**Supplied information:**
◇ ◇ ◇ ◇ ◇ ◇ ◇

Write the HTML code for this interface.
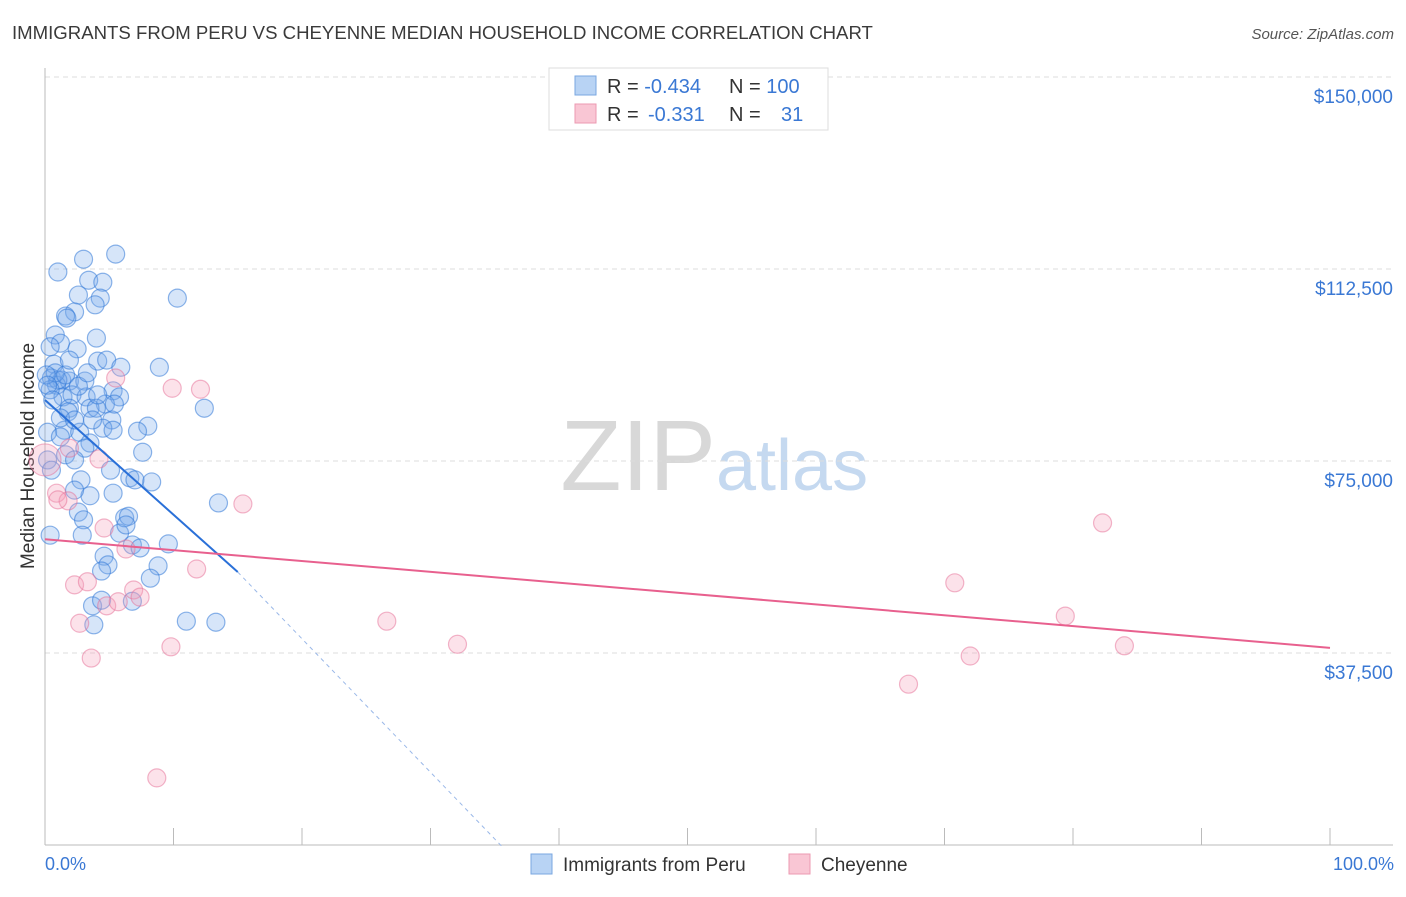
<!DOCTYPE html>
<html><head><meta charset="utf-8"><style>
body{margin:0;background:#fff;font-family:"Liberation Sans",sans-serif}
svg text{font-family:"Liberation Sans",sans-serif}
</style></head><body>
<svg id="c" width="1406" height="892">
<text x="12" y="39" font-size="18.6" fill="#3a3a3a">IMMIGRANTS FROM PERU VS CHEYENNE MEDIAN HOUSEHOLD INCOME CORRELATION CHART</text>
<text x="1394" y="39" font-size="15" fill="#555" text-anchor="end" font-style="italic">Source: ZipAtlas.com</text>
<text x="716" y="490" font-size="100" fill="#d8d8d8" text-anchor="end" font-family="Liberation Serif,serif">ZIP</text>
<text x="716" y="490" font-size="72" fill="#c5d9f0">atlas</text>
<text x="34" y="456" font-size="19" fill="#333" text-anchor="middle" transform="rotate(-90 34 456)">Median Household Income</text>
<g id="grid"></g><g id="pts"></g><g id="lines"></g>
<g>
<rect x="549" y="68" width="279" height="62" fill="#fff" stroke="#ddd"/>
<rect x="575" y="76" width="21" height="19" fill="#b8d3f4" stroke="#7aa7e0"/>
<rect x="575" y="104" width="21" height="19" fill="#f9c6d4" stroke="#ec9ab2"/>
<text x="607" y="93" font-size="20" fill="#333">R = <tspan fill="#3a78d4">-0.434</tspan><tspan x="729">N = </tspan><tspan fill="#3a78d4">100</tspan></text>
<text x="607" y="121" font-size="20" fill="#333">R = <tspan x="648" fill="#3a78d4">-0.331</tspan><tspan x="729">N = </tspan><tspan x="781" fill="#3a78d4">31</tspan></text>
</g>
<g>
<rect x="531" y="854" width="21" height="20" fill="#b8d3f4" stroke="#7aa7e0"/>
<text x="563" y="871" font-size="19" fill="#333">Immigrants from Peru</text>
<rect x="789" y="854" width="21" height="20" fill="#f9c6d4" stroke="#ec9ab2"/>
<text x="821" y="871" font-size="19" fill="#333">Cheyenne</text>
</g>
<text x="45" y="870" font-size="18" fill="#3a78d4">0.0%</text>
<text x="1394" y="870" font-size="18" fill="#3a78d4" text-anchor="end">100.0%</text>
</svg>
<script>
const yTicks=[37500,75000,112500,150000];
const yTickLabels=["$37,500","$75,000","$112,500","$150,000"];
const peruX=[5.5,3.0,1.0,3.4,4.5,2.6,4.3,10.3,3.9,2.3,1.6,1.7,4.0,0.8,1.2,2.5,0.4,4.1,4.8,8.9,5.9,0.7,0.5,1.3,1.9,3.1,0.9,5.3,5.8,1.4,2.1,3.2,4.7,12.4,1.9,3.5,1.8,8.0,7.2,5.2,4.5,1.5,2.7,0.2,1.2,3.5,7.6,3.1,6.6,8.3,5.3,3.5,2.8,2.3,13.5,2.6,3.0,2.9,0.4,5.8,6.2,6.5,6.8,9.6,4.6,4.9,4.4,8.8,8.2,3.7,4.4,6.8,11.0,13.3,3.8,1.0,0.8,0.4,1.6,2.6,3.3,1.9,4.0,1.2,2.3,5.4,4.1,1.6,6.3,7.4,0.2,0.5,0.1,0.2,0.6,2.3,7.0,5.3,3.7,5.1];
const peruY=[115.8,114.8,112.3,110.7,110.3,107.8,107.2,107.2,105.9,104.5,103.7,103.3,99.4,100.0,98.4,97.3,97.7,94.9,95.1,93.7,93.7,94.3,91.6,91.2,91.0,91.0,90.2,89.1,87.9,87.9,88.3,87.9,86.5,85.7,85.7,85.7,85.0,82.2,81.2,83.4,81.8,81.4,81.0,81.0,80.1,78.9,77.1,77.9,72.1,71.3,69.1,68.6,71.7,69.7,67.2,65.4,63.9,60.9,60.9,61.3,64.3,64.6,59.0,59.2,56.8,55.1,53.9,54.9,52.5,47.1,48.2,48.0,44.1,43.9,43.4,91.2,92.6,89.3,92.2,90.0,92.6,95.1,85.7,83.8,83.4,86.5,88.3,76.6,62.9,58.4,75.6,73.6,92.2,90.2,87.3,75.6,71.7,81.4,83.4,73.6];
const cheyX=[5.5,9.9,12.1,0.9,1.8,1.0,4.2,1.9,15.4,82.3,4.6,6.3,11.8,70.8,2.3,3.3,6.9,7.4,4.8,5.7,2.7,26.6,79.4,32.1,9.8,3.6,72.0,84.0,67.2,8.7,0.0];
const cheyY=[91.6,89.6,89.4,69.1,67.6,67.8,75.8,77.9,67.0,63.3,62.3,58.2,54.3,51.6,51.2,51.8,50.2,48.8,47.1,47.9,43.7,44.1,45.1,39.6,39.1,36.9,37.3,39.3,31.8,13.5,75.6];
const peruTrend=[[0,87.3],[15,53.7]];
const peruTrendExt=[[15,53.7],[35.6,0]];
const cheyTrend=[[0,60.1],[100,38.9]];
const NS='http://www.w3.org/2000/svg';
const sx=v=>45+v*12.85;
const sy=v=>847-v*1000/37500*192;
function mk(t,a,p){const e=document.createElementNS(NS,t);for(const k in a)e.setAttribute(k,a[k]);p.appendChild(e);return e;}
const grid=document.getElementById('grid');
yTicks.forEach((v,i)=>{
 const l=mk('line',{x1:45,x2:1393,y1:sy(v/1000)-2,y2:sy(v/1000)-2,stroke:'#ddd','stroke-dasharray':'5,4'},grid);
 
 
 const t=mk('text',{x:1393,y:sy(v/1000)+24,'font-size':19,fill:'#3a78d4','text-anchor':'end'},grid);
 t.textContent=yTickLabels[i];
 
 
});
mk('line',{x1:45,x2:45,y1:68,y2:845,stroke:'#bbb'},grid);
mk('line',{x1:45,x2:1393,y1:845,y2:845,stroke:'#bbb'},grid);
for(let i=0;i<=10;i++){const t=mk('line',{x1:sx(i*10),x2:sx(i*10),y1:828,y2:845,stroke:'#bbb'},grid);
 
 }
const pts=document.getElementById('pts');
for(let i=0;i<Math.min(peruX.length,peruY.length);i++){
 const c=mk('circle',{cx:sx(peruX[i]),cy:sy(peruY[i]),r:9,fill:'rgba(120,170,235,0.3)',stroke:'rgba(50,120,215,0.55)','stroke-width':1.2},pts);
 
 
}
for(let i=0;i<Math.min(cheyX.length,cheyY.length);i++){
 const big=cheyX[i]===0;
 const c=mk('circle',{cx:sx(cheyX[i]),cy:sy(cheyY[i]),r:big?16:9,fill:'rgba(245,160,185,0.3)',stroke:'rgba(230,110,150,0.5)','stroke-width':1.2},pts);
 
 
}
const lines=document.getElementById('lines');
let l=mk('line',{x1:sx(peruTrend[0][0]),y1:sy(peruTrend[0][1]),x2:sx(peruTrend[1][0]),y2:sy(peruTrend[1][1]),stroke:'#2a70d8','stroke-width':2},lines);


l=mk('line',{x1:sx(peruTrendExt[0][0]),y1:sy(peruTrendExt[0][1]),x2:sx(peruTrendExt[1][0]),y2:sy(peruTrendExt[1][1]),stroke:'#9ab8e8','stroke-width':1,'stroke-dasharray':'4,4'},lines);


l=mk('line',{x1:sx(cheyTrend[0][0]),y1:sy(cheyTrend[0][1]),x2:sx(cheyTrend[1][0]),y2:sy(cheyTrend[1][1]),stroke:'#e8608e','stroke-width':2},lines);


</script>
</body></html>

◇ ◇ ◇ ◇ ◇ ◇ ◇

**What needs to be done:**
Go through the data above and transcribe it in full, omitting any image.

**Solution to this task:**
Write the HTML code for this interface.
<!DOCTYPE html>
<html><head><meta charset="utf-8"><style>
body{margin:0;background:#fff;font-family:"Liberation Sans",sans-serif}
svg text{font-family:"Liberation Sans",sans-serif}
</style></head><body>
<svg id="c" width="1406" height="892">
<text x="12" y="39" font-size="18.6" fill="#3a3a3a">IMMIGRANTS FROM PERU VS CHEYENNE MEDIAN HOUSEHOLD INCOME CORRELATION CHART</text>
<text x="1394" y="39" font-size="15" fill="#555" text-anchor="end" font-style="italic">Source: ZipAtlas.com</text>
<text x="716" y="490" font-size="100" fill="#d8d8d8" text-anchor="end" font-family="Liberation Serif,serif">ZIP</text>
<text x="716" y="490" font-size="72" fill="#c5d9f0">atlas</text>
<text x="34" y="456" font-size="19" fill="#333" text-anchor="middle" transform="rotate(-90 34 456)">Median Household Income</text>
<g id="grid"></g><g id="pts"></g><g id="lines"></g>
<g>
<rect x="549" y="68" width="279" height="62" fill="#fff" stroke="#ddd"/>
<rect x="575" y="76" width="21" height="19" fill="#b8d3f4" stroke="#7aa7e0"/>
<rect x="575" y="104" width="21" height="19" fill="#f9c6d4" stroke="#ec9ab2"/>
<text x="607" y="93" font-size="20" fill="#333">R = <tspan fill="#3a78d4">-0.434</tspan><tspan x="729">N = </tspan><tspan fill="#3a78d4">100</tspan></text>
<text x="607" y="121" font-size="20" fill="#333">R = <tspan x="648" fill="#3a78d4">-0.331</tspan><tspan x="729">N = </tspan><tspan x="781" fill="#3a78d4">31</tspan></text>
</g>
<g>
<rect x="531" y="854" width="21" height="20" fill="#b8d3f4" stroke="#7aa7e0"/>
<text x="563" y="871" font-size="19" fill="#333">Immigrants from Peru</text>
<rect x="789" y="854" width="21" height="20" fill="#f9c6d4" stroke="#ec9ab2"/>
<text x="821" y="871" font-size="19" fill="#333">Cheyenne</text>
</g>
<text x="45" y="870" font-size="18" fill="#3a78d4">0.0%</text>
<text x="1394" y="870" font-size="18" fill="#3a78d4" text-anchor="end">100.0%</text>
</svg>
<script>
const yTicks=[37500,75000,112500,150000];
const yTickLabels=["$37,500","$75,000","$112,500","$150,000"];
const peruX=[5.5,3.0,1.0,3.4,4.5,2.6,4.3,10.3,3.9,2.3,1.6,1.7,4.0,0.8,1.2,2.5,0.4,4.1,4.8,8.9,5.9,0.7,0.5,1.3,1.9,3.1,0.9,5.3,5.8,1.4,2.1,3.2,4.7,12.4,1.9,3.5,1.8,8.0,7.2,5.2,4.5,1.5,2.7,0.2,1.2,3.5,7.6,3.1,6.6,8.3,5.3,3.5,2.8,2.3,13.5,2.6,3.0,2.9,0.4,5.8,6.2,6.5,6.8,9.6,4.6,4.9,4.4,8.8,8.2,3.7,4.4,6.8,11.0,13.3,3.8,1.0,0.8,0.4,1.6,2.6,3.3,1.9,4.0,1.2,2.3,5.4,4.1,1.6,6.3,7.4,0.2,0.5,0.1,0.2,0.6,2.3,7.0,5.3,3.7,5.1];
const peruY=[115.8,114.8,112.3,110.7,110.3,107.8,107.2,107.2,105.9,104.5,103.7,103.3,99.4,100.0,98.4,97.3,97.7,94.9,95.1,93.7,93.7,94.3,91.6,91.2,91.0,91.0,90.2,89.1,87.9,87.9,88.3,87.9,86.5,85.7,85.7,85.7,85.0,82.2,81.2,83.4,81.8,81.4,81.0,81.0,80.1,78.9,77.1,77.9,72.1,71.3,69.1,68.6,71.7,69.7,67.2,65.4,63.9,60.9,60.9,61.3,64.3,64.6,59.0,59.2,56.8,55.1,53.9,54.9,52.5,47.1,48.2,48.0,44.1,43.9,43.4,91.2,92.6,89.3,92.2,90.0,92.6,95.1,85.7,83.8,83.4,86.5,88.3,76.6,62.9,58.4,75.6,73.6,92.2,90.2,87.3,75.6,71.7,81.4,83.4,73.6];
const cheyX=[5.5,9.9,12.1,0.9,1.8,1.0,4.2,1.9,15.4,82.3,4.6,6.3,11.8,70.8,2.3,3.3,6.9,7.4,4.8,5.7,2.7,26.6,79.4,32.1,9.8,3.6,72.0,84.0,67.2,8.7,0.0];
const cheyY=[91.6,89.6,89.4,69.1,67.6,67.8,75.8,77.9,67.0,63.3,62.3,58.2,54.3,51.6,51.2,51.8,50.2,48.8,47.1,47.9,43.7,44.1,45.1,39.6,39.1,36.9,37.3,39.3,31.8,13.5,75.6];
const peruTrend=[[0,87.3],[15,53.7]];
const peruTrendExt=[[15,53.7],[35.6,0]];
const cheyTrend=[[0,60.1],[100,38.9]];
const NS='http://www.w3.org/2000/svg';
const sx=v=>45+v*12.85;
const sy=v=>847-v*1000/37500*192;
function mk(t,a,p){const e=document.createElementNS(NS,t);for(const k in a)e.setAttribute(k,a[k]);p.appendChild(e);return e;}
const grid=document.getElementById('grid');
yTicks.forEach((v,i)=>{
 const l=mk('line',{x1:45,x2:1393,y1:sy(v/1000)-2,y2:sy(v/1000)-2,stroke:'#ddd','stroke-dasharray':'5,4'},grid);
 
 
 const t=mk('text',{x:1393,y:sy(v/1000)+24,'font-size':19,fill:'#3a78d4','text-anchor':'end'},grid);
 t.textContent=yTickLabels[i];
 
 
});
mk('line',{x1:45,x2:45,y1:68,y2:845,stroke:'#bbb'},grid);
mk('line',{x1:45,x2:1393,y1:845,y2:845,stroke:'#bbb'},grid);
for(let i=0;i<=10;i++){const t=mk('line',{x1:sx(i*10),x2:sx(i*10),y1:828,y2:845,stroke:'#bbb'},grid);
 
 }
const pts=document.getElementById('pts');
for(let i=0;i<Math.min(peruX.length,peruY.length);i++){
 const c=mk('circle',{cx:sx(peruX[i]),cy:sy(peruY[i]),r:9,fill:'rgba(120,170,235,0.3)',stroke:'rgba(50,120,215,0.55)','stroke-width':1.2},pts);
 
 
}
for(let i=0;i<Math.min(cheyX.length,cheyY.length);i++){
 const big=cheyX[i]===0;
 const c=mk('circle',{cx:sx(cheyX[i]),cy:sy(cheyY[i]),r:big?16:9,fill:'rgba(245,160,185,0.3)',stroke:'rgba(230,110,150,0.5)','stroke-width':1.2},pts);
 
 
}
const lines=document.getElementById('lines');
let l=mk('line',{x1:sx(peruTrend[0][0]),y1:sy(peruTrend[0][1]),x2:sx(peruTrend[1][0]),y2:sy(peruTrend[1][1]),stroke:'#2a70d8','stroke-width':2},lines);


l=mk('line',{x1:sx(peruTrendExt[0][0]),y1:sy(peruTrendExt[0][1]),x2:sx(peruTrendExt[1][0]),y2:sy(peruTrendExt[1][1]),stroke:'#9ab8e8','stroke-width':1,'stroke-dasharray':'4,4'},lines);


l=mk('line',{x1:sx(cheyTrend[0][0]),y1:sy(cheyTrend[0][1]),x2:sx(cheyTrend[1][0]),y2:sy(cheyTrend[1][1]),stroke:'#e8608e','stroke-width':2},lines);


</script>
</body></html>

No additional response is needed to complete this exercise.